-- Begin --

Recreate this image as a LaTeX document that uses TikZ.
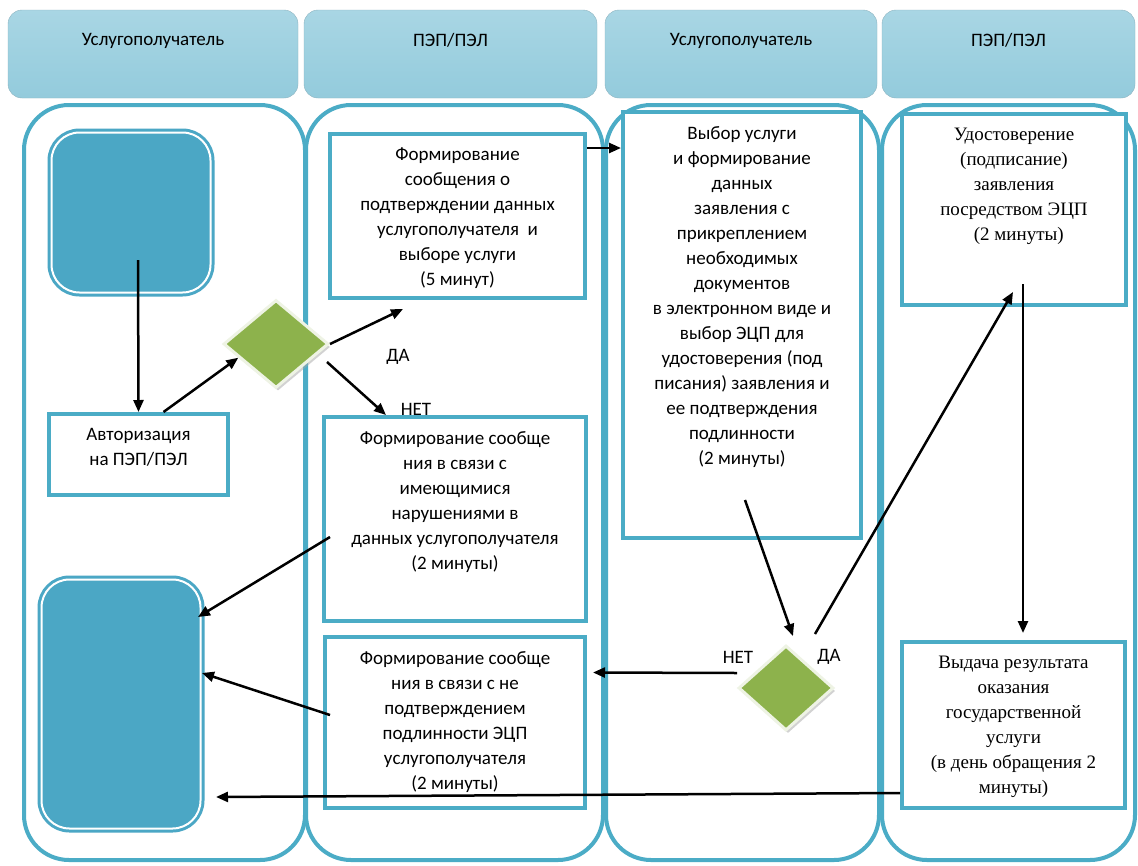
\documentclass[tikz,border=0pt]{standalone}
\usepackage{fontspec}
\setmainfont{Carlito}
\newfontfamily\timesfont{Liberation Serif}
\usetikzlibrary{calc,positioning,shapes.geometric,arrows.meta,shadows}
\definecolor{lanec}{HTML}{4BACC6}
\definecolor{fillc}{HTML}{4BA7C5}
\definecolor{decc}{HTML}{8DB24C}
\definecolor{hdrtop}{HTML}{A9D6E4}
\definecolor{hdrmid}{HTML}{E2F1F6}
\definecolor{hdrbot}{HTML}{93CBDC}

\begin{document}
\begin{tikzpicture}[x=1pt,y=-1pt,font=\fontsize{19}{25}\selectfont,
    lane/.style={draw=lanec,line width=4pt,rounded corners=45pt},
    hdr/.style={rounded corners=14pt,draw=hdrbot!70!gray,top color=hdrtop,middle color=hdrmid,bottom color=hdrbot,minimum height=88pt,inner sep=0},
    txt/.style={anchor=north,yshift=-14pt,align=center,inner sep=2pt},
    hdrtxt/.style={anchor=north,yshift=-21pt,inner sep=2pt},
    serif/.style={font=\timesfont\fontsize{19}{25}\selectfont},
    box/.style={draw=lanec,line width=4pt,fill=white,inner sep=0},
    term/.style={draw=fillc,fill=fillc,line width=3pt,double=white,double distance=2pt,rounded corners=28pt,inner sep=0},
    dec/.style={diamond,fill=decc,draw=decc!15!white,line width=3pt,inner sep=0,drop shadow={shadow xshift=2pt,shadow yshift=-3pt,fill=black!35}},
    arr/.style={-{Triangle[length=12pt,width=10pt]},line width=2.5pt}]
    \fill[white] (0,0) rectangle (1138,865);
    \useasboundingbox (0,0) rectangle (1138,865);

    % swimlanes
    \draw[lane] (24,105) rectangle (305,860);
    \draw[lane] (306,105) rectangle (603,860);
    \draw[lane] (606,105) rectangle (879,860);
    \draw[lane] (882,105) rectangle (1135,860);

    \node[hdr,minimum width=290,label={[hdrtxt]north:Услугополучатель}] (hdr1) at (153,54) {};
    \node[hdr,minimum width=293,label={[hdrtxt]north:ПЭП/ПЭЛ}]          (hdr2) at (450.5,54) {};
    \node[hdr,minimum width=272,label={[hdrtxt]north:Услугополучатель}] (hdr3) at (741,54) {};
    \node[hdr,minimum width=253,label={[hdrtxt]north:ПЭП/ПЭЛ}]          (hdr4) at (1008.5,54) {};

    % steps
    \node[term,minimum width=159,minimum height=160] (entry)  at (131,212.5) {};
    \node[term,minimum width=159,minimum height=249] (finish) at (121,704) {};
    \node[box,minimum width=179,minimum height=81,label={[txt]north:Авторизация\\на ПЭП/ПЭЛ}] (auth) at (138.5,454.5) {};
    \node[dec,minimum width=105,minimum height=88] (dec1) at (276,344) {};
    \node[dec,minimum width=95,minimum height=85]  (dec2) at (786,688) {};

    \node[box,minimum width=255,minimum height=164,label={[txt]north:Формирование\\сообщения о\\подтверждении данных\\услугополучателя~~и\\выборе услуги\\(5 минут)}] (msgok) at (457.5,216) {};
    \node[box,minimum width=262,minimum height=204,label={[txt]north:Формирование сообще\\ния в связи с\\имеющимися\\нарушениями в\\данных услугополучателя\\(2 минуты)}] (msgerr) at (455,519) {};
    \node[box,minimum width=260,minimum height=171,label={[txt]north:Формирование сообще\\ния в связи с не\\подтверждением\\подлинности ЭЦП\\услугополучателя\\(2 минуты)}] (msgsig) at (455,722.5) {};
    \node[box,minimum width=238,minimum height=426,label={[txt]north:Выбор услуги\\и формирование\\данных\\заявления с\\прикреплением\\необходимых\\документов\\в электронном виде и\\выбор ЭЦП для\\удостоверения (под\\писания) заявления и\\ее подтверждения\\подлинности\\(2 минуты)}] (select) at (742,325) {};
    \node[box,minimum width=224,minimum height=191,label={[txt,serif]north:Удостоверение\\(подписание)\\заявления\\посредством ЭЦП\\~~(2 минуты)}] (sign) at (1014,209.5) {};
    \node[box,minimum width=223,minimum height=166,label={[txt,serif]north:Выдача результата\\оказания\\государственной\\услуги\\(в день обращения 2\\минуты)}] (result) at (1013.5,725) {};

    \node (yes1) at (398,357) {ДА};
    \node (no1)  at (416,409) {НЕТ};
    \node (no2)  at (738,657) {НЕТ};
    \node (yes2) at (829,657) {ДА};

    \begin{scope}[arr]
        \draw ($(entry.south)+(7,-34)$) -- (auth.north);
        \draw ($(auth.north)+(25,0)$) -- (dec1.200);
        \draw (dec1.east) -- ($(msgok.south west)+(75,9)$);
        \draw ($(dec1.east)+(-3,18)$) -- ($(msgerr.north west)+(64,0)$);
        \draw ($(msgok.north east)+(0,16)$) -- ($(select.north west)+(0,38)$);
        \draw ($(select.south)+(3,-40)$) -- ($(dec2.north)+(7,-8)$);
        \draw ($(dec2.north)+(29,-10)$) -- ($(sign.south)+(-1,-15)$);
        \draw ($(sign.south)+(9,-23)$) -- ($(result.north)+(9.5,-7)$);
        \draw ($(dec2.west)+(0,-15)$) -- ($(msgsig.east)+(6,-50)$);
        \draw ($(msgerr.west)+(8,18)$) -- ($(finish.north east)+(-4,39)$);
        \draw ($(msgsig.west)+(7,-7.5)$) -- ($(finish.east)+(0,-31)$);
        \draw ($(result.west)+(0,68)$) -- ($(finish.east)+(14,93)$);
    \end{scope}
\end{tikzpicture}
\end{document}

-- End --

■ STATED GOAL
Repeat the listing above exactly, with no pictures.

■ ANSWER TO THE EXERCISE
Recreate this image as a LaTeX document that uses TikZ.
\documentclass[tikz,border=0pt]{standalone}
\usepackage{fontspec}
\setmainfont{Carlito}
\newfontfamily\timesfont{Liberation Serif}
\usetikzlibrary{calc,positioning,shapes.geometric,arrows.meta,shadows}
\definecolor{lanec}{HTML}{4BACC6}
\definecolor{fillc}{HTML}{4BA7C5}
\definecolor{decc}{HTML}{8DB24C}
\definecolor{hdrtop}{HTML}{A9D6E4}
\definecolor{hdrmid}{HTML}{E2F1F6}
\definecolor{hdrbot}{HTML}{93CBDC}

\begin{document}
\begin{tikzpicture}[x=1pt,y=-1pt,font=\fontsize{19}{25}\selectfont,
    lane/.style={draw=lanec,line width=4pt,rounded corners=45pt},
    hdr/.style={rounded corners=14pt,draw=hdrbot!70!gray,top color=hdrtop,middle color=hdrmid,bottom color=hdrbot,minimum height=88pt,inner sep=0},
    txt/.style={anchor=north,yshift=-14pt,align=center,inner sep=2pt},
    hdrtxt/.style={anchor=north,yshift=-21pt,inner sep=2pt},
    serif/.style={font=\timesfont\fontsize{19}{25}\selectfont},
    box/.style={draw=lanec,line width=4pt,fill=white,inner sep=0},
    term/.style={draw=fillc,fill=fillc,line width=3pt,double=white,double distance=2pt,rounded corners=28pt,inner sep=0},
    dec/.style={diamond,fill=decc,draw=decc!15!white,line width=3pt,inner sep=0,drop shadow={shadow xshift=2pt,shadow yshift=-3pt,fill=black!35}},
    arr/.style={-{Triangle[length=12pt,width=10pt]},line width=2.5pt}]
    \fill[white] (0,0) rectangle (1138,865);
    \useasboundingbox (0,0) rectangle (1138,865);

    % swimlanes
    \draw[lane] (24,105) rectangle (305,860);
    \draw[lane] (306,105) rectangle (603,860);
    \draw[lane] (606,105) rectangle (879,860);
    \draw[lane] (882,105) rectangle (1135,860);

    \node[hdr,minimum width=290,label={[hdrtxt]north:Услугополучатель}] (hdr1) at (153,54) {};
    \node[hdr,minimum width=293,label={[hdrtxt]north:ПЭП/ПЭЛ}]          (hdr2) at (450.5,54) {};
    \node[hdr,minimum width=272,label={[hdrtxt]north:Услугополучатель}] (hdr3) at (741,54) {};
    \node[hdr,minimum width=253,label={[hdrtxt]north:ПЭП/ПЭЛ}]          (hdr4) at (1008.5,54) {};

    % steps
    \node[term,minimum width=159,minimum height=160] (entry)  at (131,212.5) {};
    \node[term,minimum width=159,minimum height=249] (finish) at (121,704) {};
    \node[box,minimum width=179,minimum height=81,label={[txt]north:Авторизация\\на ПЭП/ПЭЛ}] (auth) at (138.5,454.5) {};
    \node[dec,minimum width=105,minimum height=88] (dec1) at (276,344) {};
    \node[dec,minimum width=95,minimum height=85]  (dec2) at (786,688) {};

    \node[box,minimum width=255,minimum height=164,label={[txt]north:Формирование\\сообщения о\\подтверждении данных\\услугополучателя~~и\\выборе услуги\\(5 минут)}] (msgok) at (457.5,216) {};
    \node[box,minimum width=262,minimum height=204,label={[txt]north:Формирование сообще\\ния в связи с\\имеющимися\\нарушениями в\\данных услугополучателя\\(2 минуты)}] (msgerr) at (455,519) {};
    \node[box,minimum width=260,minimum height=171,label={[txt]north:Формирование сообще\\ния в связи с не\\подтверждением\\подлинности ЭЦП\\услугополучателя\\(2 минуты)}] (msgsig) at (455,722.5) {};
    \node[box,minimum width=238,minimum height=426,label={[txt]north:Выбор услуги\\и формирование\\данных\\заявления с\\прикреплением\\необходимых\\документов\\в электронном виде и\\выбор ЭЦП для\\удостоверения (под\\писания) заявления и\\ее подтверждения\\подлинности\\(2 минуты)}] (select) at (742,325) {};
    \node[box,minimum width=224,minimum height=191,label={[txt,serif]north:Удостоверение\\(подписание)\\заявления\\посредством ЭЦП\\~~(2 минуты)}] (sign) at (1014,209.5) {};
    \node[box,minimum width=223,minimum height=166,label={[txt,serif]north:Выдача результата\\оказания\\государственной\\услуги\\(в день обращения 2\\минуты)}] (result) at (1013.5,725) {};

    \node (yes1) at (398,357) {ДА};
    \node (no1)  at (416,409) {НЕТ};
    \node (no2)  at (738,657) {НЕТ};
    \node (yes2) at (829,657) {ДА};

    \begin{scope}[arr]
        \draw ($(entry.south)+(7,-34)$) -- (auth.north);
        \draw ($(auth.north)+(25,0)$) -- (dec1.200);
        \draw (dec1.east) -- ($(msgok.south west)+(75,9)$);
        \draw ($(dec1.east)+(-3,18)$) -- ($(msgerr.north west)+(64,0)$);
        \draw ($(msgok.north east)+(0,16)$) -- ($(select.north west)+(0,38)$);
        \draw ($(select.south)+(3,-40)$) -- ($(dec2.north)+(7,-8)$);
        \draw ($(dec2.north)+(29,-10)$) -- ($(sign.south)+(-1,-15)$);
        \draw ($(sign.south)+(9,-23)$) -- ($(result.north)+(9.5,-7)$);
        \draw ($(dec2.west)+(0,-15)$) -- ($(msgsig.east)+(6,-50)$);
        \draw ($(msgerr.west)+(8,18)$) -- ($(finish.north east)+(-4,39)$);
        \draw ($(msgsig.west)+(7,-7.5)$) -- ($(finish.east)+(0,-31)$);
        \draw ($(result.west)+(0,68)$) -- ($(finish.east)+(14,93)$);
    \end{scope}
\end{tikzpicture}
\end{document}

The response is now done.